CR. Podríamos decir cínicamente que las condenas demuestran que, hoy en día, el derecho puede vencer el mundo carcelario, lo cual no ocurría antes de 1990. El derecho se ha hecho lugar poco a poco, y ha avanzado, aunque quede mucho por hacer en materia de derecho del trabajo o de la intimidad, por ejemplo. Con Claire de Galembert coordinamos un número de la revista Derecho y sociedad que planteaba el interrogante: ¿Puede el derecho cambiar la prisión? Ya que lo pregunta, soy optimista, sino no habría escrito este ensayo que propone abrir un nuevo razonamiento, aquel de la sociología moral de la prisión. Se trata, por ejemplo, de analizar los objetivos de la prisión, no solo los oficiales, sino la manera en que estos se encarnan en las prácticas.

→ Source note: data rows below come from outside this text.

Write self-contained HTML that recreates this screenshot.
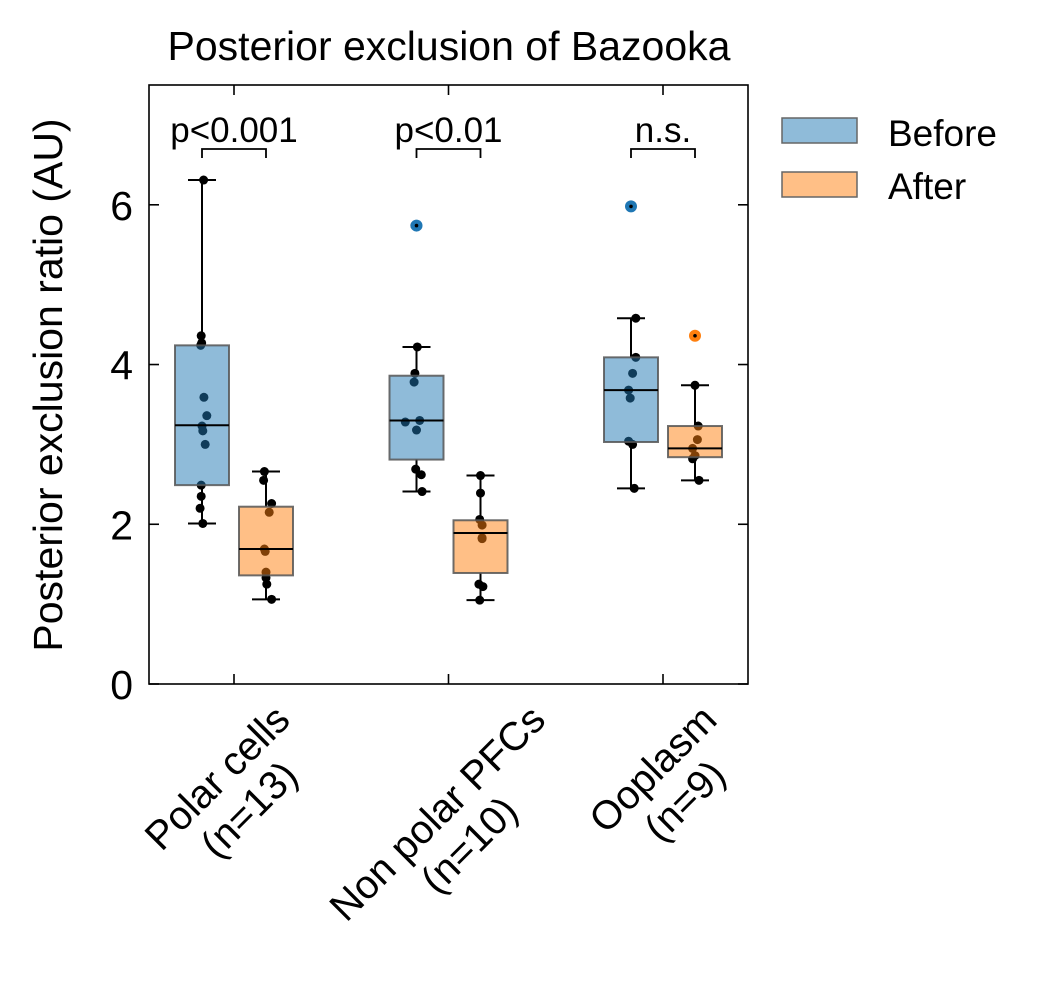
<!DOCTYPE html>
<html><head><meta charset="utf-8"><style>
html,body{margin:0;padding:0;background:#fff;}
svg{display:block;font-family:"Liberation Sans",Arial,sans-serif;}
</style></head><body>
<svg id="chart" width="1042" height="997" viewBox="0 0 1042 997" xmlns="http://www.w3.org/2000/svg">
<rect width="1042" height="997" fill="#fff"/>
<text x="449" y="60" font-size="41" text-anchor="middle">Posterior exclusion of Bazooka</text>
<text transform="translate(62,385) rotate(-90)" font-size="41" text-anchor="middle">Posterior exclusion ratio (AU)</text>
<g id="plot"></g>
<g>
<rect x="782" y="118" width="75" height="25" fill="#8fbbd9" stroke="#666" stroke-width="1.5"/>
<text x="888" y="146" font-size="37">Before</text>
<rect x="782" y="172" width="75" height="25" fill="#ffbf86" stroke="#666" stroke-width="1.5"/>
<text x="888" y="199" font-size="37">After</text>
</g>
</svg>
<script>
const categories = ["Polar cells", "Non polar PFCs", "Ooplasm"];
const countLabels = ["(n=13)", "(n=10)", "(n=9)"];
const pLabels = ["p<0.001", "p<0.01", "n.s."];
const yTicks = [0, 2, 4, 6];
// box stats: [whislo, q1, median, q3, whishi]
const beforeStats = [[2.01,2.49,3.24,4.24,6.31],[2.41,2.81,3.30,3.86,4.22],[2.45,3.03,3.68,4.09,4.58]];
const afterStats = [[1.06,1.36,1.69,2.22,2.66],[1.05,1.39,1.89,2.05,2.61],[2.55,2.84,2.95,3.23,3.74]];
const beforeFliers = [[],[5.74],[5.98]];
const afterFliers = [[],[],[4.36]];
const beforePoints = [[6.31,4.36,4.27,4.24,3.59,3.36,3.23,3.17,3.0,2.49,2.35,2.2,2.01],[5.74,4.22,3.89,3.78,3.28,3.3,3.18,2.69,2.62,2.41],[5.98,4.58,4.09,3.89,3.68,3.58,3.04,3.0,2.45]];
const afterPoints = [[2.66,2.55,2.26,2.15,1.69,1.66,1.4,1.33,1.25,1.06],[2.61,2.39,2.06,1.99,1.83,1.82,1.25,1.22,1.05],[4.36,3.74,3.23,3.06,2.95,2.86,2.82,2.55]];
const beforeJitter = [[0.1,-0.05,-0.02,-0.08,0.12,0.3,0.0,0.05,0.2,-0.05,-0.05,-0.12,0.05],[-0.1,0.05,-0.1,-0.15,-0.7,0.2,0.0,-0.05,0.3,0.35],[0.0,0.3,0.3,0.1,-0.15,-0.05,-0.15,0.1,0.2]];
const afterJitter = [[-0.1,-0.15,0.35,0.2,-0.1,-0.05,0.0,0.0,0.05,0.35],[0.0,0.0,-0.05,0.1,0.1,0.1,-0.1,0.15,-0.05],[0.0,0.0,0.2,0.15,-0.15,0.0,-0.15,0.25]];

const L=149,R=748,T=85,B=684;
const yScale=v=>B-(v/7.5)*(B-T);
const xCenter=i=>234+i*214.5;
const labelShift=[58,99,56];
const NS="http://www.w3.org/2000/svg";
const plot=document.getElementById('plot');
function mk(tag,attrs,parent){const e=document.createElementNS(NS,tag);for(const k in attrs)e.setAttribute(k,attrs[k]);(parent||plot).appendChild(e);return e;}
const BW=54, OFF=32;

[[beforePoints,beforeJitter,-OFF],[afterPoints,afterJitter,OFF]].forEach(([pts,jit,off],s)=>{
  pts.forEach((arr,i)=>arr.forEach((v,j)=>{
    const c=mk('circle',{cx:xCenter(i)+off+jit[i][j]*16,cy:yScale(v),r:4.5,fill:'#000'});
    
    
  }));
});
[[beforeStats,beforeFliers,-OFF,'#1f77b4'],[afterStats,afterFliers,OFF,'#ff7f0e']].forEach(([stats,fl,off,col],s)=>{
  stats.forEach((st,i)=>{
    const cx=xCenter(i)+off;
    const g=mk('g',{});
    
    
    mk('line',{x1:cx,x2:cx,y1:yScale(st[0]),y2:yScale(st[1]),stroke:'#000','stroke-width':2},g);
    mk('line',{x1:cx,x2:cx,y1:yScale(st[3]),y2:yScale(st[4]),stroke:'#000','stroke-width':2},g);
    mk('line',{x1:cx-14,x2:cx+14,y1:yScale(st[0]),y2:yScale(st[0]),stroke:'#000','stroke-width':2},g);
    mk('line',{x1:cx-14,x2:cx+14,y1:yScale(st[4]),y2:yScale(st[4]),stroke:'#000','stroke-width':2},g);
    mk('rect',{x:cx-BW/2,y:yScale(st[3]),width:BW,height:yScale(st[1])-yScale(st[3]),fill:col,'fill-opacity':0.5,stroke:'#555','stroke-opacity':0.85,'stroke-width':2},g);
    mk('line',{x1:cx-BW/2,x2:cx+BW/2,y1:yScale(st[2]),y2:yScale(st[2]),stroke:'#000','stroke-width':2},g);
    fl[i].forEach(v=>{
      const f=mk('circle',{cx:cx,cy:yScale(v),r:6,fill:col},g);
      
      
      mk('circle',{cx:cx,cy:yScale(v),r:1.8,fill:'#000'},g);
    });
  });
});
const fr=mk('rect',{x:L,y:T,width:R-L,height:B-T,fill:'none',stroke:'#000','stroke-width':1.6});


yTicks.forEach(v=>{
  const y=yScale(v);
  mk('line',{x1:L,x2:L+10,y1:y,y2:y,stroke:'#000','stroke-width':1.6});
  mk('line',{x1:R-10,x2:R,y1:y,y2:y,stroke:'#000','stroke-width':1.6});
  const t=mk('text',{x:L-16,y:y+15,'font-size':41,'text-anchor':'end'});
  t.textContent=v;
  
  
});
categories.forEach((c,i)=>{
  const x=xCenter(i);
  mk('line',{x1:x,x2:x,y1:B-10,y2:B,stroke:'#000','stroke-width':1.6});
  mk('line',{x1:x,x2:x,y1:T,y2:T+10,stroke:'#000','stroke-width':1.6});
  const g=mk('g',{transform:`translate(${x+labelShift[i]},722) rotate(-45)`});
  
  
  const t1=mk('text',{x:0,y:0,'font-size':40,'text-anchor':'end'},g);
  t1.textContent=c;
  const w=t1.getComputedTextLength();
  const t2=mk('text',{x:-w/2,y:45,'font-size':40,'text-anchor':'middle'},g);
  t2.textContent=countLabels[i];
  const by=149;
  const bk=mk('path',{d:`M${x-OFF},158 L${x-OFF},${by} L${x+OFF},${by} L${x+OFF},158`,fill:'none',stroke:'#000','stroke-width':1.8});
  
  
  const pt=mk('text',{x:x,y:142,'font-size':35,'text-anchor':'middle'});
  pt.textContent=pLabels[i];
  
  
});
</script>
</body></html>
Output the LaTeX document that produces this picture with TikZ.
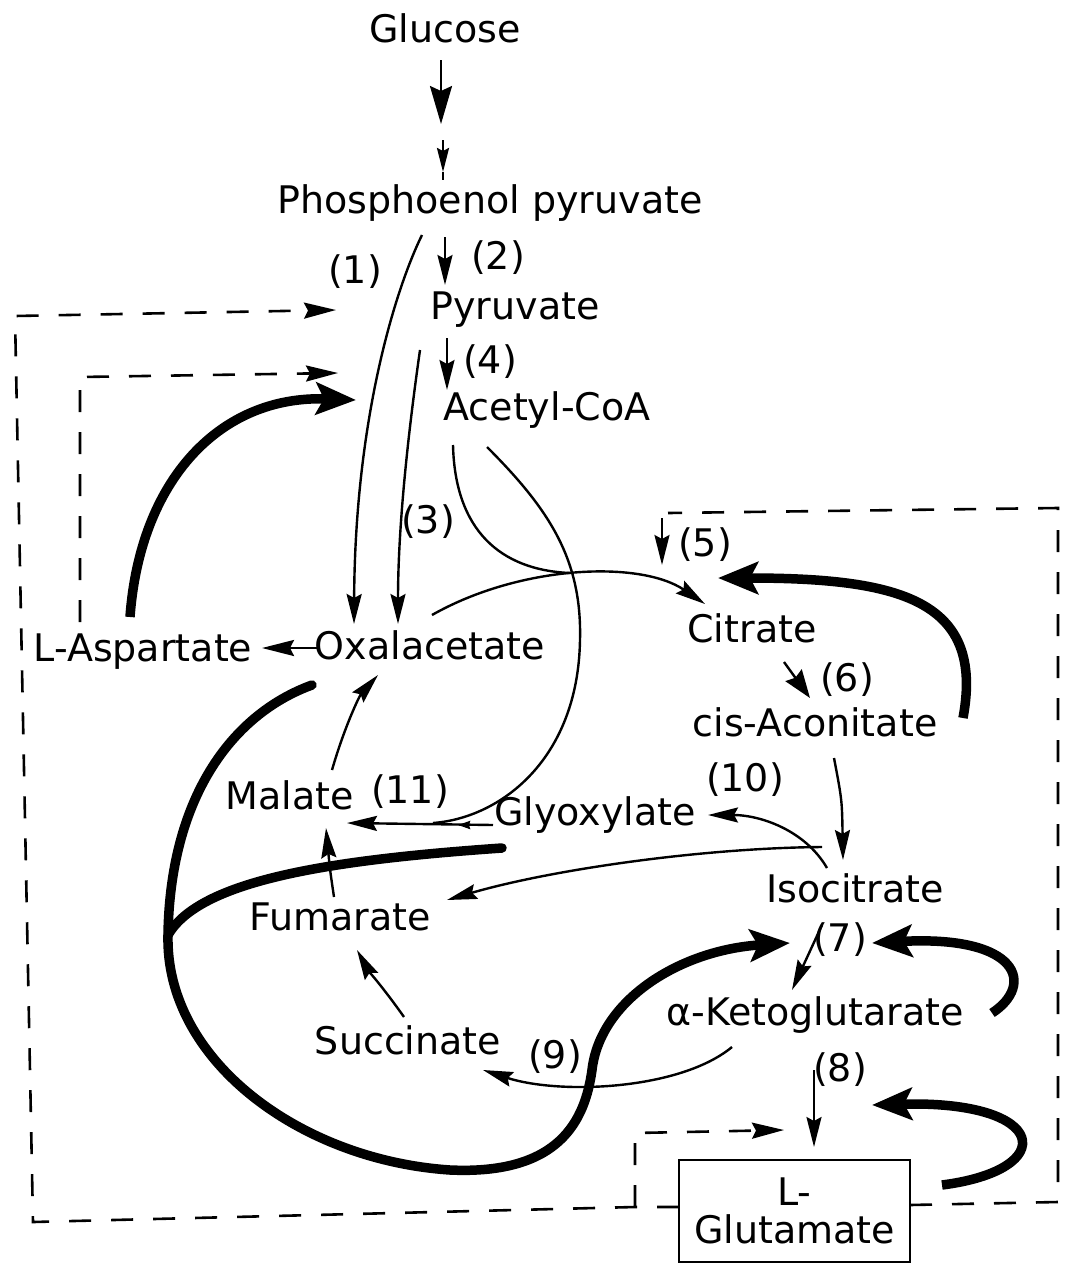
\documentclass[tikz,border=0pt]{standalone}
\usepackage{fontspec}
\setmainfont{DejaVu Sans}
\usetikzlibrary{arrows.meta}
\begin{document}
\begin{tikzpicture}[x=1pt,y=-1pt,
  lbl/.style={inner sep=0pt, font=\fontsize{38}{38}\selectfont},
  thin/.style={line width=2.4pt},
  tip/.style={-{Stealth[length=30pt,width=15pt,inset=4pt]}},
  bigtip/.style={-{Stealth[length=38pt,width=22pt,inset=5pt]}},
  fattip/.style={-{Stealth[length=28pt,width=20pt,inset=3pt]}},
  smalltip/.style={-{Stealth[length=12pt,width=8pt,inset=1pt]}},
  heavy/.style={line width=9.5pt, line cap=round},
  heavytip/.style={heavy, line cap=butt, -{Stealth[length=40pt,width=32pt,inset=8pt]}},
  dsh/.style={line width=2.6pt, dash pattern=on 22pt off 20pt},
  dshtip/.style={dsh, -{Stealth[length=32pt,width=16pt,inset=4pt]}},
]
\useasboundingbox (0,0) rectangle (1065,1264);

% ---------- metabolites ----------
\node[lbl] (glu)  at (445,28)   {Glucose};
\node[lbl] (pep)  at (490,203)  {Phosphoenol pyruvate};
\node[lbl] (pyr)  at (515,310)  {Pyruvate};
\node[lbl] (acoa) at (547,410)  {Acetyl-CoA};
\node[lbl] (oaa)  at (430,645)  {Oxalacetate};
\node[lbl] (asp)  at (143,652)  {L-Aspartate};
\node[lbl] (cit)  at (752,628)  {Citrate};
\node[lbl] (cis)  at (815,722)  {cis-Aconitate};
\node[lbl] (gly)  at (595,815)  {Glyoxylate};
\node[lbl] (mal)  at (290,795)  {Malate};
\node[lbl] (iso)  at (855,888)  {Isocitrate};
\node[lbl] (fum)  at (340,917)  {Fumarate};
\node[lbl] (akg)  at (815,1015) {α-Ketoglutarate};
\node[lbl] (suc)  at (408,1040) {Succinate};
\node[lbl, draw, line width=2pt, align=center, minimum width=231pt, minimum height=102pt]
      (glt) at (794.5,1211) {L-\\Glutamate};

% ---------- enzyme numbers ----------
\node[lbl] (n1)  at (355,272)  {(1)};
\node[lbl] (n2)  at (498,258)  {(2)};
\node[lbl] (n3)  at (428,522)  {(3)};
\node[lbl] (n4)  at (490,362)  {(4)};
\node[lbl] (n5)  at (705,545)  {(5)};
\node[lbl] (n6)  at (847,680)  {(6)};
\node[lbl] (n7)  at (840,940)  {(7)};
\node[lbl] (n8)  at (840,1070) {(8)};
\node[lbl] (n9)  at (555,1057) {(9)};
\node[lbl] (n10) at (745,780)  {(10)};
\node[lbl] (n11) at (410,792)  {(11)};

% ---------- coordinates ----------
\coordinate (g0) at (441,60);   \coordinate (g1) at (441,124);
\coordinate (g2) at (443,140);  \coordinate (g3) at (443,172);  \coordinate (g4) at (443,180);
\coordinate (p0) at (445,237);  \coordinate (p1) at (445,285);
\coordinate (q0) at (447,338);  \coordinate (q1) at (447,390);
\coordinate (e1a) at (422,235); \coordinate (e1b) at (354,624);
\coordinate (e3a) at (420,350); \coordinate (e3b) at (398,624);
\coordinate (ac1) at (453,445); \coordinate (ac2) at (487,447);
\coordinate (oc0) at (432,615); \coordinate (cin) at (705,604);
\coordinate (mj)  at (570,573);
\coordinate (gl0) at (493,825); \coordinate (ml1) at (347,823);
\coordinate (gm)  at (433,823);
\coordinate (sm0) at (476,825); \coordinate (sm1) at (458,825);
\coordinate (m0)  at (332,770); \coordinate (m1)  at (378,675);
\coordinate (f0)  at (334,897); \coordinate (f1)  at (326,828);
\coordinate (i0)  at (822,847); \coordinate (f2)  at (447,900);
\coordinate (i1)  at (827,868); \coordinate (gl1) at (708,815);
\coordinate (c0)  at (834,758); \coordinate (i2)  at (843,860);
\coordinate (c5)  at (784,662); \coordinate (c6)  at (810,698);
\coordinate (k5a) at (662,518); \coordinate (k5b) at (662,565);
\coordinate (i3)  at (822,925); \coordinate (k0)  at (792,990);
\coordinate (k1)  at (732,1047);\coordinate (s0)  at (483,1070);
\coordinate (s1)  at (404,1017);\coordinate (fu1) at (357,950);
\coordinate (k8a) at (814,1070);\coordinate (k8b) at (814,1147);
\coordinate (oa1) at (318,648); \coordinate (as1) at (262,648);

% ---------- thin reaction arrows ----------
\draw[thin, bigtip] (g0) -- (g1);
\draw[thin, -{Stealth[length=24pt,width=12pt,inset=3pt]}] (g2) -- (g3);
\draw[thin] (g3) -- (g4);
\draw[thin, tip] (p0) -- (p1);
\draw[thin, tip] (q0) -- (q1);
\draw[thin, tip] (e1a) .. controls (395,290) and (355,420) .. (e1b);
\draw[thin, tip] (e3a) .. controls (410,420) and (398,520) .. (e3b);
\draw[thin] (ac1) .. controls (455,530) and (500,570) .. (mj);
\draw[thin, tip] (oc0) .. controls (520,565) and (640,560) .. (cin);
\draw[thin] (ac2) .. controls (550,510) and (582,560) .. (580,640)
               .. controls (578,760) and (500,818) .. (gm);
\draw[thin, tip] (gl0) -- (ml1);
\draw[thin, smalltip] (sm0) -- (sm1);
\draw[thin, tip] (m0) .. controls (345,725) and (360,695) .. (m1);
\draw[thin, tip] (f0) .. controls (330,870) .. (f1);
\draw[thin, tip] (i0) .. controls (700,848) and (550,870) .. (f2);
\draw[thin, tip] (i1) .. controls (805,830) and (760,815) .. (gl1);
\draw[thin, tip] (c0) .. controls (842,800) .. (i2);
\draw[thin, fattip] (c5) -- (c6);
\draw[thin, tip] (k5a) -- (k5b);
\draw[thin, tip] (i3) -- (k0);
\draw[thin, tip] (k1) .. controls (680,1090) and (560,1095) .. (s0);
\draw[thin, tip] (s1) .. controls (385,990) and (368,970) .. (fu1);
\draw[thin, tip] (k8a) -- (k8b);
\draw[thin, -{Stealth[length=32pt,width=16pt,inset=4pt]}] (oa1) -- (as1);

% ---------- heavy (effector) arrows ----------
\coordinate (t1a) at (130,617);  \coordinate (t1b) at (356,400);
\draw[heavytip] (t1a) .. controls (140,480) and (220,395) .. (t1b);

\coordinate (ta) at (312,685);  \coordinate (tb) at (502,848);
\coordinate (tj) at (168,935);  \coordinate (t7) at (790,943);
\draw[heavy] (ta) .. controls (230,715) and (170,800) .. (tj);
\draw[heavy] (tb) .. controls (330,860) and (200,880) .. (tj);
\draw[heavytip] (tj) .. controls (165,1060) and (300,1160) .. (450,1170)
                     .. controls (560,1175) and (585,1120) .. (592,1070)
                     .. controls (600,1000) and (680,950) .. (t7);

\coordinate (t3a) at (963,718);  \coordinate (t3b) at (718,578);
\draw[heavytip] (t3a) .. controls (985,600) and (900,578) .. (t3b);

\coordinate (t4a) at (992,1013); \coordinate (t4b) at (872,943);
\draw[heavytip] (t4a) .. controls (1035,985) and (1020,935) .. (t4b);

\coordinate (t5a) at (942,1185); \coordinate (t5b) at (872,1105);
\draw[heavytip] (t5a) .. controls (1060,1170) and (1050,1100) .. (t5b);

% ---------- dashed feedback lines ----------
\coordinate (dl0) at (679,1207); \coordinate (dl1) at (635,1207);
\coordinate (dl2) at (33,1222);  \coordinate (dl3) at (15,316);
\coordinate (dl4) at (336,310);
\draw[dshtip] (dl0) -- (dl1) -- (dl2) -- (dl3) -- (dl4);
\coordinate (db1) at (635,1133); \coordinate (db2) at (784,1130);
\draw[dshtip] (dl1) -- (db1) -- (db2);
\coordinate (dr0) at (910,1205); \coordinate (dr1) at (1058,1202);
\coordinate (dr2) at (1058,508); \coordinate (dr3) at (668,513);
\draw[dsh] (dr0) -- (dr1) -- (dr2) -- (dr3);
\coordinate (da0) at (80,622); \coordinate (da1) at (80,377); \coordinate (da2) at (338,373);
\draw[dshtip] (da0) -- (da1) -- (da2);
\end{tikzpicture}
\end{document}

Estos objetivos son tan contradictorios, que la prisión no los puede cumplir, sobre todo, con medios tan escasos. De este modo, el mentado objetivo de la reinserción, que legitima la pena de prisión, constituye una de las “ficciones necesarias” a las que el personal penitenciario no puede renunciar sin que su trabajo pierda todo sentido.
El personal no es ingenuo, pero se ha desgastado. Está claro que la misión de reinserción es objetivamente residual cuando hay seis veces más guardias que trabajadores sociales, quienes, además son los que se ocupan del medio abierto. Del mismo modo, ¿cómo imaginar que, desde el interior de la prisión, sea posible preparar a los reclusos para su reinserción si solo se les ofrecen actividades que constituyen más bien pasatiempos, y que rara vez se ajustan a su historia personal?
La organización carcelaria es totalmente defensiva: su misión principal es la seguridad y solo consiste en evitar las fugas. La prisión se concentra en el encierro, por lo que la salida es verdaderamente inconcebible. Se olvida que 200 personas salen cada día de prisión. Otros países eligieron pensar de otro modo la relación entre la prisión y la sociedad, y concibieron de una manera diferente la privación de la libertad para, ante todo, ayudar a las personas reclusas a reconstruirse. Cabe mencionar el caso de otras instituciones degradantes que lograron cambiar, incluso hasta su denominación: el manicomio, por ejemplo, se convirtió en hospital psiquiátrico, más cercano al hospital general y más abierto a la ciudad. Se puede cambiar la prisión, a condición de transformar el espíritu de la institución y metamorfosear profundamente su organización, pero eso solo será posible si decidimos hacerlo.